[Figure scripts]

____

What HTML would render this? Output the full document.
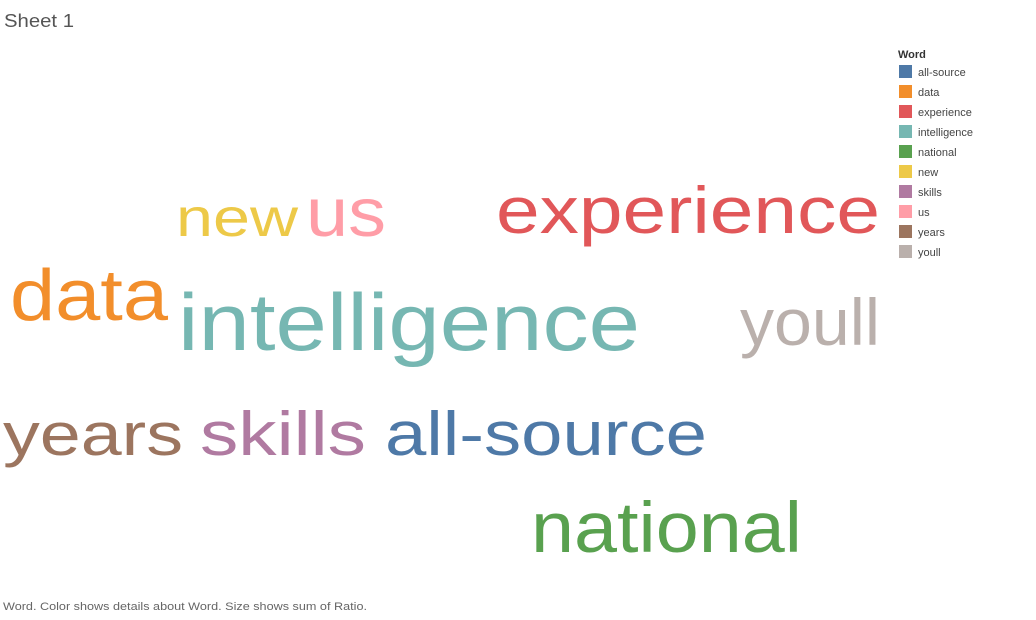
<!DOCTYPE html>
<html><head><meta charset="utf-8"><style>
body{margin:0;background:#fff;width:1036px;height:615px;overflow:hidden;font-family:"Liberation Sans",sans-serif}
</style></head><body>
<svg width="1036" height="615">
<text x="4" y="27" font-size="18" fill="#555" textLength="70" lengthAdjust="spacingAndGlyphs">Sheet 1</text>
<g id="cloud"></g>
<g id="legend">
<text x="898" y="58" font-size="11" font-weight="bold" fill="#333">Word</text>
</g>
<text x="3" y="610" font-size="11" fill="#666" textLength="364" lengthAdjust="spacingAndGlyphs">Word.  Color shows details about Word.  Size shows sum of Ratio.</text>
</svg>
<script>
const words=["all-source","data","experience","intelligence","national","new","skills","us","years","youll"];
const colors=["#4e79a7","#f28e2b","#e15759","#76b7b2","#59a14f","#edc948","#b07aa1","#ff9da7","#9c755f","#bab0ac"];
const ratios=[62,72,66,81,71,54,62,69,60,66];
// layout (x, baseline y, width) per word
const layoutX=[385,10,496,178,531,176,200,306,3,740];
const layoutY=[455,320,233,350,552,236,455,236,455,345];
const layoutW=[322,158,384,462,271,122,166,80,180,140];
const NS="http://www.w3.org/2000/svg";
const cloud=document.getElementById('cloud');
const legend=document.getElementById('legend');
words.forEach((w,i)=>{
  const t=document.createElementNS(NS,'text');
  t.setAttribute('x',layoutX[i]);t.setAttribute('y',layoutY[i]);
  t.setAttribute('font-size',ratios[i]);t.setAttribute('fill',colors[i]);
  t.setAttribute('textLength',layoutW[i]);t.setAttribute('lengthAdjust','spacingAndGlyphs');
  t.textContent=w;
  
  
  cloud.appendChild(t);
  const r=document.createElementNS(NS,'rect');
  r.setAttribute('x',899);r.setAttribute('y',65+i*20);r.setAttribute('width',13);r.setAttribute('height',13);
  r.setAttribute('fill',colors[i]);
  
  
  legend.appendChild(r);
  const lt=document.createElementNS(NS,'text');
  lt.setAttribute('x',918);lt.setAttribute('y',76+i*20);lt.setAttribute('font-size',11);lt.setAttribute('fill','#444');
  lt.textContent=w;
  
  
  legend.appendChild(lt);
});
</script>
</body></html>
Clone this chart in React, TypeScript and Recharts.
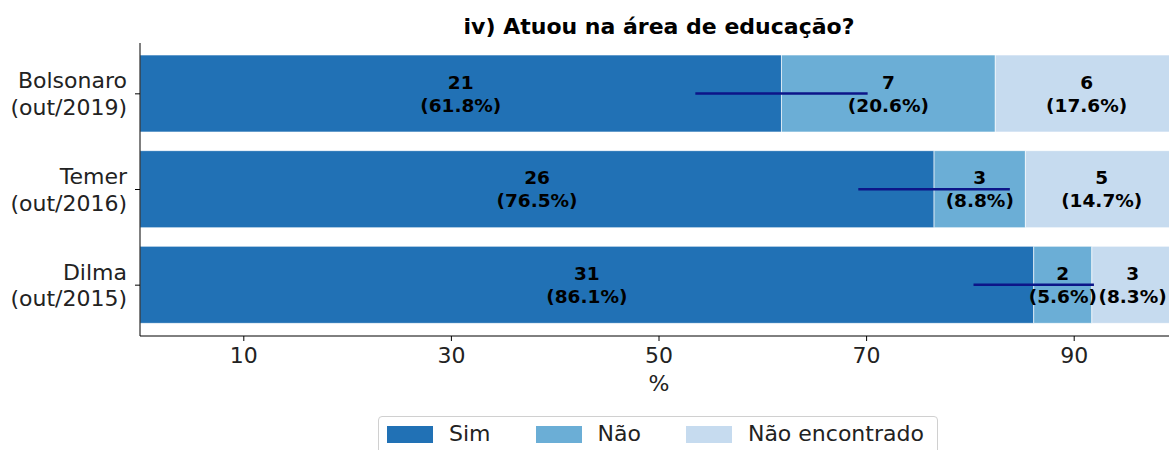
import React from 'react';
import { BarChart, Bar, XAxis, YAxis, ErrorBar, LabelList, Legend } from 'recharts';

const FONT = '"DejaVu Sans", sans-serif';

const categories = ['Bolsonaro\n(out/2019)', 'Temer\n(out/2016)', 'Dilma\n(out/2015)'];
const simCounts = [21, 26, 31];
const simPct = [61.8, 76.5, 86.1];
const simErr = [8.3, 7.3, 5.8];
const naoCounts = [7, 3, 2];
const naoPct = [20.6, 8.8, 5.6];
const neCounts = [6, 5, 3];
const nePct = [17.6, 14.7, 8.3];
const xTicks = [10, 30, 50, 70, 90];
const seriesNames = ['Sim', 'Não', 'Não encontrado'];
const seriesColors = ['#2171b5', '#6baed6', '#c6dbef'];
const title = 'iv) Atuou na área de educação?';

const VISIBLE_RIGHT = 1167;
const LABEL_FS = 18.5;

const data = categories.map((c, i) => ({
  cat: c,
  sim: simPct[i],
  simErr: simErr[i],
  nao: naoPct[i],
  ne: nePct[i],
}));

const YTick = (props: any) => {
  const { x, y, payload } = props;
  const lines = String(payload.value).split('\n');
  return (
    <g>
      <text x={x} y={y - 13} textAnchor="end" dominantBaseline="central" fontFamily={FONT} fontSize={22} fill="#222">
        {lines[0]}
      </text>
      <text x={x} y={y + 13.5} textAnchor="end" dominantBaseline="central" fontFamily={FONT} fontSize={22} fill="#222">
        {lines[1]}
      </text>
    </g>
  );
};

const makeLabel = (counts: number[], pcts: number[]) => (props: any) => {
  const vb = props.viewBox || props;
  const x = Number(vb.x ?? props.x);
  const y = Number(vb.y ?? props.y);
  const w = Number(vb.width ?? props.width);
  const h = Number(vb.height ?? props.height);
  const i = props.index;
  const pctText = `(${pcts[i].toFixed(1)}%)`;
  const halfW = pctText.length * LABEL_FS * 0.31;
  const cx = Math.min(x + w / 2, VISIBLE_RIGHT - halfW);
  const cy = y + h / 2;
  return (
    <g>
      <text x={cx} y={cy - 11.5} textAnchor="middle" dominantBaseline="central" fontFamily={FONT} fontWeight="bold" fontSize={LABEL_FS} fill="#000">
        {counts[i]}
      </text>
      <text x={cx} y={cy + 11.5} textAnchor="middle" dominantBaseline="central" fontFamily={FONT} fontWeight="bold" fontSize={LABEL_FS} fill="#000">
        {pctText}
      </text>
    </g>
  );
};

const renderLegend = () => (
  <div
    style={{
      boxSizing: 'border-box',
      height: 44,
      width: 560,
      border: '1px solid #d0d0d0',
      borderRadius: 4,
      background: '#fff',
      display: 'flex',
      alignItems: 'center',
      paddingLeft: 8,
      fontFamily: FONT,
      fontSize: 22,
      color: '#222',
    }}
  >
    {seriesNames.map((n, i) => (
      <div key={n} style={{ display: 'flex', alignItems: 'center', marginRight: i < 2 ? 45 : 0, marginTop: -8 }}>
        <span style={{ display: 'inline-block', width: 46, height: 17, background: seriesColors[i] }} />
        <span style={{ marginLeft: 16, lineHeight: '24px' }}>{n}</span>
      </div>
    ))}
  </div>
);

export default function App() {
  return (
    <div style={{ position: 'absolute', left: 0, top: 0, width: 1169, height: 450, overflow: 'hidden', background: '#fff' }}>
      <div
        style={{
          position: 'absolute',
          left: 359,
          top: 15,
          width: 600,
          textAlign: 'center',
          fontFamily: FONT,
          fontWeight: 'bold',
          fontSize: 22,
          lineHeight: '24px',
          color: '#000',
          zIndex: 2,
        }}
      >
        {title}
      </div>
      <BarChart
        width={1200}
        height={450}
        data={data}
        layout="vertical"
        margin={{ top: 43, right: 22, left: 0, bottom: 54 }}
      >
        <XAxis
          type="number"
          domain={[0, 100]}
          ticks={xTicks}
          allowDataOverflow
          tickSize={5}
          tickMargin={6}
          height={60}
          axisLine={{ stroke: '#000', strokeWidth: 1 }}
          tickLine={{ stroke: '#000' }}
          tick={{ fontFamily: FONT, fontSize: 22, fill: '#222' }}
          label={{ value: '%', position: 'insideBottom', offset: 5, fontFamily: FONT, fontSize: 22, fill: '#222' }}
        />
        <XAxis
          xAxisId="top"
          orientation="top"
          type="number"
          domain={[0, 100]}
          height={0}
          tick={false}
          tickLine={false}
          axisLine={{ stroke: '#000', strokeWidth: 1 }}
        />
        <YAxis
          type="category"
          dataKey="cat"
          width={140}
          tickSize={5}
          tickMargin={8}
          padding={{ top: 3, bottom: 3 }}
          axisLine={{ stroke: '#000', strokeWidth: 1 }}
          tickLine={{ stroke: '#000' }}
          tick={<YTick />}
        />
        <Legend
          layout="horizontal"
          verticalAlign="middle"
          align="center"
          wrapperStyle={{ left: 378, top: 416, width: 560, height: 44 }}
          content={renderLegend}
        />
        <Bar dataKey="sim" name="Sim" stackId="a" fill={seriesColors[0]} stroke="#ffffff" strokeWidth={0.6} barSize={77} isAnimationActive={false}>
          <LabelList dataKey="sim" content={makeLabel(simCounts, simPct)} />
          <ErrorBar dataKey="simErr" direction="x" width={0} stroke="#0d1588" strokeWidth={2.5} isAnimationActive={false} />
        </Bar>
        <Bar dataKey="nao" name="Não" stackId="a" fill={seriesColors[1]} stroke="#ffffff" strokeWidth={0.6} barSize={77} isAnimationActive={false}>
          <LabelList dataKey="nao" content={makeLabel(naoCounts, naoPct)} />
        </Bar>
        <Bar dataKey="ne" name="Não encontrado" stackId="a" fill={seriesColors[2]} stroke="#ffffff" strokeWidth={0.6} barSize={77} isAnimationActive={false}>
          <LabelList dataKey="ne" content={makeLabel(neCounts, nePct)} />
        </Bar>
      </BarChart>
    </div>
  );
}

____

Task to complete:
From the material above, reproduce only what runs from the line holding "Clone this chart" down to the line holding "const LABEL_FS = 18.5;", both included, pictures excluded.

Output below:
Clone this chart in React, TypeScript and Recharts.
import React from 'react';
import { BarChart, Bar, XAxis, YAxis, ErrorBar, LabelList, Legend } from 'recharts';

const FONT = '"DejaVu Sans", sans-serif';

const categories = ['Bolsonaro\n(out/2019)', 'Temer\n(out/2016)', 'Dilma\n(out/2015)'];
const simCounts = [21, 26, 31];
const simPct = [61.8, 76.5, 86.1];
const simErr = [8.3, 7.3, 5.8];
const naoCounts = [7, 3, 2];
const naoPct = [20.6, 8.8, 5.6];
const neCounts = [6, 5, 3];
const nePct = [17.6, 14.7, 8.3];
const xTicks = [10, 30, 50, 70, 90];
const seriesNames = ['Sim', 'Não', 'Não encontrado'];
const seriesColors = ['#2171b5', '#6baed6', '#c6dbef'];
const title = 'iv) Atuou na área de educação?';

const VISIBLE_RIGHT = 1167;
const LABEL_FS = 18.5;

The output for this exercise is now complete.